Back home, the ball is largely playing out Hasina’s way.  The clean chit given to her ministers and bureaucrats by the Canadian court has come as a shot in her arm.  Now that the court has rubbished the World Bank allegations, it is the global lender and not Hasina’s government which is in a spot.  And Hasina’s pitch for doing the Padma bridge with Bangladesh’s own resources – and now her attack on the World Bank for delaying the project by raising unfounded allegations – might boost her nationalist credentials and help project her as a strong development-driven leader.
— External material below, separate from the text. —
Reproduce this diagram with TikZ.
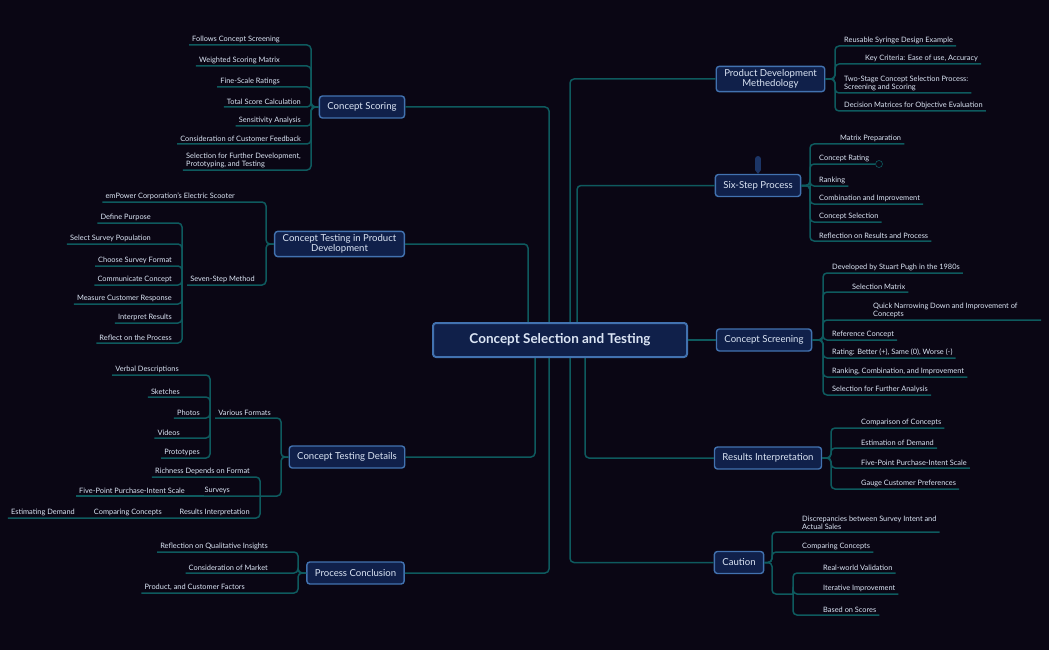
\documentclass[tikz,border=0pt]{standalone}
\usepackage{fontspec}
\setmainfont{Lato}
\usetikzlibrary{calc}
\definecolor{bg}{HTML}{0A0614}
\definecolor{ln}{HTML}{0E5A5E}
\definecolor{bfill}{HTML}{10204A}
\definecolor{bdraw}{HTML}{4272B0}
\definecolor{tx}{HTML}{DCE6F5}
\definecolor{pinc}{HTML}{1C3566}
\tikzset{
  conn/.style={draw=ln,line width=1.5pt,rounded corners=4pt},
  leaf/.style={text=tx,font=\fontsize{7.4}{7.8}\selectfont,inner xsep=0pt,inner ysep=2pt,align=left},
  branch/.style={draw=bdraw,fill=bfill,line width=1.4pt,rounded corners=3pt,text=tx,font=\fontsize{9.6}{10.8}\selectfont,inner xsep=8pt,minimum height=22pt,align=center},
  center/.style={draw=bdraw,fill=bfill,line width=2pt,rounded corners=3pt,text=tx,font=\fontsize{13.5}{15}\selectfont\bfseries,minimum width=254pt,minimum height=34pt}
}
\newcommand\lfR[6]{\node[leaf,anchor=south west] (#6) at (#4,#3) {#5};
  \draw[conn] (#1) -- (#2) |- ($(#6.south east)+(3,0)$);}
\newcommand\lfL[6]{\node[leaf,anchor=south east] (#6) at (#4,#3) {#5};
  \draw[conn] (#1) -- (#2) |- ($(#6.south west)+(-3,0)$);}
\begin{document}
\begin{tikzpicture}[x=1pt,y=-1pt]
\fill[bg] (0,0) rectangle (1049,650);
\useasboundingbox (0,0) rectangle (1049,650);
\coordinate (x549) at (549,0);
\coordinate (x528) at (528,0);
\coordinate (x535) at (535,0);
\coordinate (x570) at (570,0);
\coordinate (x577) at (577,0);
\coordinate (x585) at (585,0);
\node[branch] (CS) at (362,107) {Concept Scoring};
\node[branch] (CTPD) at (339.5,244) {Concept Testing in Product\\[-1pt]Development};
\node[branch] (CTD) at (347,457) {Concept Testing Details};
\node[branch] (PC) at (355.5,573) {Process Conclusion};
\node[branch] (PDM) at (770.5,79) {Product Development\\[-1pt]Methedology};
\node[branch] (SSP) at (758,185.5) {Six-Step Process};
\node[branch] (CSc) at (764,340) {Concept Screening};
\node[branch] (RI) at (768,458) {Results Interpretation};
\node[branch] (Ca) at (739,562.5) {Caution};
\coordinate (ctop) at (559,323);
\coordinate (cbot) at (559,357);
\draw[conn] (ctop -| x549) |- (CS.east);
\draw[conn] (ctop -| x528) |- (CTPD.east);
\draw[conn] (cbot -| x535) |- (CTD.east);
\draw[conn] (cbot -| x549) |- (PC.east);
\draw[conn] (ctop -| x570) |- (PDM.west);
\draw[conn] (ctop -| x577) |- (SSP.west);
\draw[conn] (cbot -| x585) |- (RI.west);
\draw[conn] (cbot -| x570) |- (Ca.west);
\node[center] (C) at (560,340) {Concept Selection and Testing};
\draw[conn] (C.east) -- (CSc.west);
\fill[pinc] (755,159) rectangle (761,170);
\fill[pinc] (755,170) -- (761,170) -- (758,174) -- cycle;
\fill[pinc] (758,159) circle (3);
\coordinate (jPDM) at (835,79);
\lfR{PDM.east}{jPDM}{46}{844}{Reusable Syringe Design Example}{p1}
\lfR{PDM.east}{jPDM}{64}{865}{Key Criteria: Ease of use, Accuracy}{p2}
\lfR{PDM.east}{jPDM}{93}{844}{Two-Stage Concept Selection Process:\\Screening and Scoring}{p3}
\lfR{PDM.east}{jPDM}{111}{844}{Decision Matrices for Objective Evaluation}{p4}
\coordinate (jSSP) at (810,185.5);
\lfR{SSP.east}{jSSP}{144}{840}{Matrix Preparation}{s1}
\node[circle,draw=ln,line width=0.6pt,inner sep=0pt,minimum size=7pt] (s2c) at (879,164) {};
\node[leaf,anchor=south west] (s2) at (819,164) {Concept Rating};
\draw[conn] (SSP.east) -- (jSSP) |- (s2c.west);
\lfR{SSP.east}{jSSP}{186}{819}{Ranking}{s3}
\lfR{SSP.east}{jSSP}{204}{819}{Combination and Improvement}{s4}
\lfR{SSP.east}{jSSP}{222}{819}{Concept Selection}{s5}
\lfR{SSP.east}{jSSP}{241}{819}{Reflection on Results and Process}{s6}
\coordinate (jCSc) at (823,340);
\lfR{CSc.east}{jCSc}{273}{832}{Developed by Stuart Pugh in the 1980s}{c1}
\lfR{CSc.east}{jCSc}{292}{852}{Selection Matrix}{c2}
\node[leaf,anchor=south west] (c3) at (873,320) {Quick Narrowing Down and Improvement of\\Concepts};
\coordinate (c3e) at (1041,320);
\draw[conn] (CSc.east) -- (jCSc) |- (c3e);
\lfR{CSc.east}{jCSc}{340}{832}{Reference Concept}{c4}
\lfR{CSc.east}{jCSc}{358}{832}{Rating: Better (+), Same (0), Worse (-)}{c5}
\lfR{CSc.east}{jCSc}{377}{832}{Ranking, Combination, and Improvement}{c6}
\lfR{CSc.east}{jCSc}{395}{832}{Selection for Further Analysis}{c7}
\coordinate (jRI) at (831,458);
\lfR{RI.east}{jRI}{428}{861}{Comparison of Concepts}{r1}
\lfR{RI.east}{jRI}{448}{861}{Estimation of Demand}{r2}
\lfR{RI.east}{jRI}{468}{861}{Five-Point Purchase-Intent Scale}{r3}
\lfR{RI.east}{jRI}{489}{861}{Gauge Customer Preferences}{r4}
\coordinate (jCa) at (772,562.5);
\lfR{Ca.east}{jCa}{532}{802}{Discrepancies between Survey Intent and\\Actual Sales}{a1}
\lfR{Ca.east}{jCa}{552}{802}{Comparing Concepts}{a2}
\coordinate (cB) at (793,594);
\draw[conn] (Ca.east) -- (jCa) |- (cB);
\lfR{cB}{cB}{573}{823}{Real-world Validation}{a3}
\lfR{cB}{cB}{594}{823}{Iterative Improvement}{a4}
\lfR{cB}{cB}{615}{823}{Based on Scores}{a5}
\coordinate (jCS) at (311,107);
\lfL{CS.west}{jCS}{45}{280}{Follows Concept Screening}{k1}
\lfL{CS.west}{jCS}{66}{280}{Weighted Scoring Matrix}{k2}
\lfL{CS.west}{jCS}{87}{280}{Fine-Scale Ratings}{k3}
\lfL{CS.west}{jCS}{107}{301}{Total Score Calculation}{k4}
\lfL{CS.west}{jCS}{126}{301}{Sensitivity Analysis}{k5}
\lfL{CS.west}{jCS}{144}{301}{Consideration of Customer Feedback}{k6}
\lfL{CS.west}{jCS}{170}{301}{Selection for Further Development,\\Prototyping, and Testing}{k7}
\coordinate (jCT) at (266,244);
\lfL{CTPD.west}{jCT}{202}{235}{emPower Corporation's Electric Scooter}{t1}
\lfL{CTPD.west}{jCT}{285}{255}{Seven-Step Method}{t2}
\coordinate (j7) at (182,285);
\lfL{j7}{j7}{223}{151}{Define Purpose}{m1}
\lfL{j7}{j7}{244}{151}{Select Survey Population}{m2}
\lfL{j7}{j7}{266}{172}{Choose Survey Format}{m3}
\lfL{j7}{j7}{285}{172}{Communicate Concept}{m4}
\lfL{j7}{j7}{304}{172}{Measure Customer Response}{m5}
\lfL{j7}{j7}{323}{172}{Interpret Results}{m6}
\lfL{j7}{j7}{343}{172}{Reflect on the Process}{m7}
\coordinate (jCTD) at (281,457);
\lfL{CTD.west}{jCTD}{418}{271}{Various Formats}{d1}
\coordinate (jVF) at (210,418);
\lfL{jVF}{jVF}{375}{179}{Verbal Descriptions}{v1}
\lfL{jVF}{jVF}{397}{180}{Sketches}{v2}
\lfL{jVF}{jVF}{418}{200}{Photos}{v3}
\lfL{jVF}{jVF}{438}{180}{Videos}{v4}
\lfL{jVF}{jVF}{458}{200}{Prototypes}{v5}
\lfL{CTD.west}{jCTD}{496}{230}{Surveys}{d2}
\node[leaf,anchor=south east] (fp) at (185,496) {Five-Point Purchase-Intent Scale};
\draw[conn] (d2.south west) -- ($(fp.south west)+(-3,0)$);
\node[leaf,anchor=south east] (rd) at (250,477) {Richness Depends on Format};
\node[leaf,anchor=south east] (ri) at (250,518) {Results Interpretation};
\node[leaf,anchor=south east] (cc) at (162,518) {Comparing Concepts};
\node[leaf,anchor=south east] (ed) at (75,518) {Estimating Demand};
\coordinate (j260) at (260,518);
\draw[conn] ($(rd.south west)+(-3,0)$) -| (j260) -- ($(ed.south west)+(-3,0)$);
\coordinate (jPC) at (298,573);
\lfL{PC.west}{jPC}{552}{268}{Reflection on Qualitative Insights}{q1}
\lfL{PC.west}{jPC}{573}{268}{Consideration of Market}{q2}
\lfL{PC.west}{jPC}{593}{245}{Product, and Customer Factors}{q3}
\end{tikzpicture}
\end{document}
With GDP growth lurking close to 7 percent, a trade surplus at the end of the last fiscal and a foreign exchange reserve in excess of $ 30 billion, with many big infrastructure projects nearing completion or past the half way mark, Hasina might well feel confident to advance the date of parliament elections even by a year.  Her government has put Bangladesh well on course to become a middleincome country by the time the nation celebrates its 50 years of independence. And her firm handling of Islamist terror after a late wakeup (following the Guilshan cafe attack) has also earned praise even from US counter-terrorism officials. The failure to get the water deals from India is the only big spoiler in this script. If India wants a friendly regime in Dhaka, it should stop asking for more and realize it is payback time for Delhi.